# Input material:
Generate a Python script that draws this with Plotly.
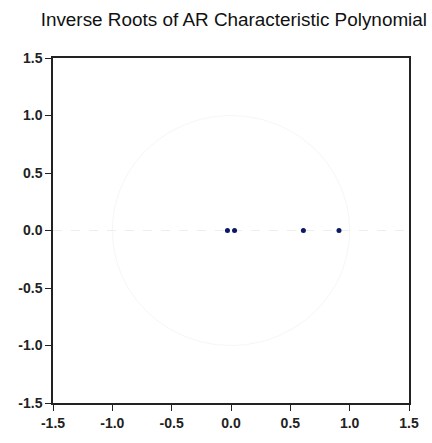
import numpy as np
import plotly.graph_objects as go

title = "Inverse Roots of AR Characteristic Polynomial"
root_real = [-0.03, 0.03, 0.61, 0.91]
root_imag = [0.0, 0.0, 0.0, 0.0]
tick_vals = [-1.5, -1.0, -0.5, 0.0, 0.5, 1.0, 1.5]
tick_text = ["-1.5", "-1.0", "-0.5", "0.0", "0.5", "1.0", "1.5"]

theta = np.linspace(0, 2 * np.pi, 361)

fig = go.Figure()
# faint unit circle and zero lines (barely visible in the scan)
fig.add_trace(go.Scatter(x=np.cos(theta), y=np.sin(theta), mode="lines",
                         line=dict(color="#f6f6f6", width=1), hoverinfo="skip", showlegend=False))
fig.add_trace(go.Scatter(x=[-1.5, 1.5], y=[0, 0], mode="lines",
                         line=dict(color="#eeeeee", width=1, dash="dash"), hoverinfo="skip", showlegend=False))
fig.add_trace(go.Scatter(x=root_real, y=root_imag, mode="markers",
                         marker=dict(color="#0b1866", size=5), showlegend=False))

axis_common = dict(range=[-1.5, 1.5], tickvals=tick_vals, ticktext=tick_text,
                   showgrid=False, zeroline=False, showline=True, linecolor="#222222",
                   linewidth=1.5, mirror=True, ticks="outside", ticklen=6, tickcolor="#222222",
                   tickfont=dict(family="Arial, Liberation Sans", size=14, color="#222222",
                                 weight="bold"))
fig.update_xaxes(**axis_common)
fig.update_yaxes(**axis_common)

fig.update_layout(
    width=432, height=443,
    margin=dict(l=53, r=23, t=58, b=32),
    paper_bgcolor="white", plot_bgcolor="white",
    title=dict(text=title, xref="paper", x=0.508, xanchor="center", y=0.957, yanchor="middle",
               font=dict(family="Arial, Liberation Sans", size=18.9, color="#111111")),
)
fig.write_html("out.html")
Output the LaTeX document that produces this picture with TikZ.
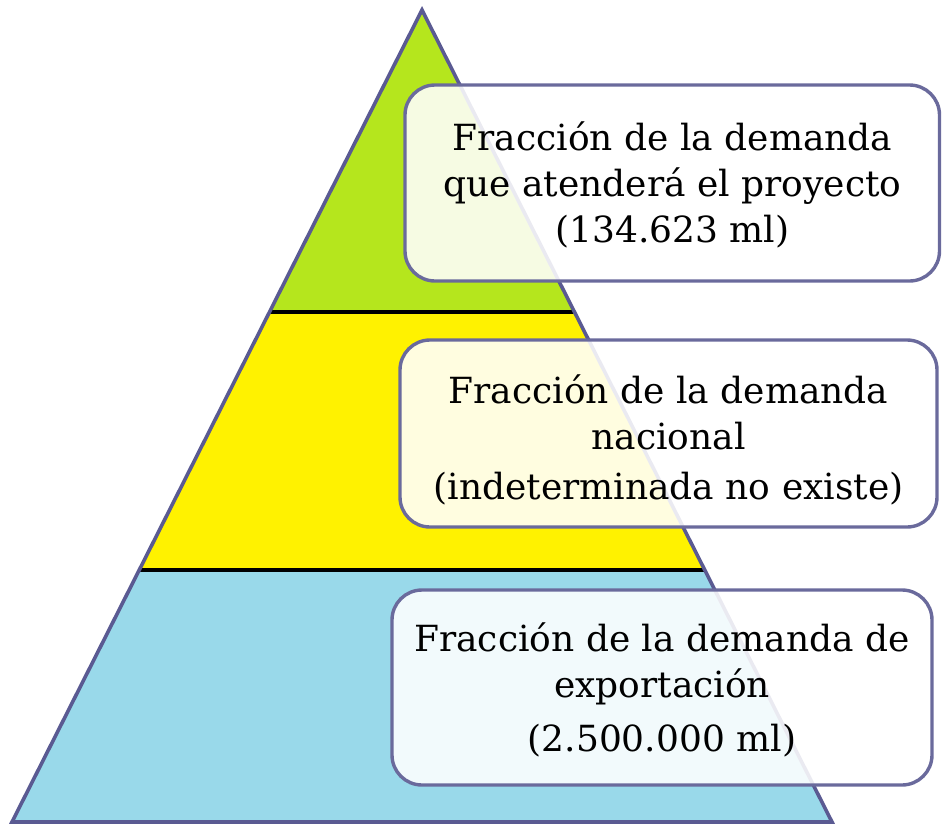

# What you should do:
Look at the listing and set down only the lines from its start through the line with "fig.update_yaxes(**axis_common)", word for word and without pictures.

# The solution:
Generate a Python script that draws this with Plotly.
import numpy as np
import plotly.graph_objects as go

title = "Inverse Roots of AR Characteristic Polynomial"
root_real = [-0.03, 0.03, 0.61, 0.91]
root_imag = [0.0, 0.0, 0.0, 0.0]
tick_vals = [-1.5, -1.0, -0.5, 0.0, 0.5, 1.0, 1.5]
tick_text = ["-1.5", "-1.0", "-0.5", "0.0", "0.5", "1.0", "1.5"]

theta = np.linspace(0, 2 * np.pi, 361)

fig = go.Figure()
# faint unit circle and zero lines (barely visible in the scan)
fig.add_trace(go.Scatter(x=np.cos(theta), y=np.sin(theta), mode="lines",
                         line=dict(color="#f6f6f6", width=1), hoverinfo="skip", showlegend=False))
fig.add_trace(go.Scatter(x=[-1.5, 1.5], y=[0, 0], mode="lines",
                         line=dict(color="#eeeeee", width=1, dash="dash"), hoverinfo="skip", showlegend=False))
fig.add_trace(go.Scatter(x=root_real, y=root_imag, mode="markers",
                         marker=dict(color="#0b1866", size=5), showlegend=False))

axis_common = dict(range=[-1.5, 1.5], tickvals=tick_vals, ticktext=tick_text,
                   showgrid=False, zeroline=False, showline=True, linecolor="#222222",
                   linewidth=1.5, mirror=True, ticks="outside", ticklen=6, tickcolor="#222222",
                   tickfont=dict(family="Arial, Liberation Sans", size=14, color="#222222",
                                 weight="bold"))
fig.update_xaxes(**axis_common)
fig.update_yaxes(**axis_common)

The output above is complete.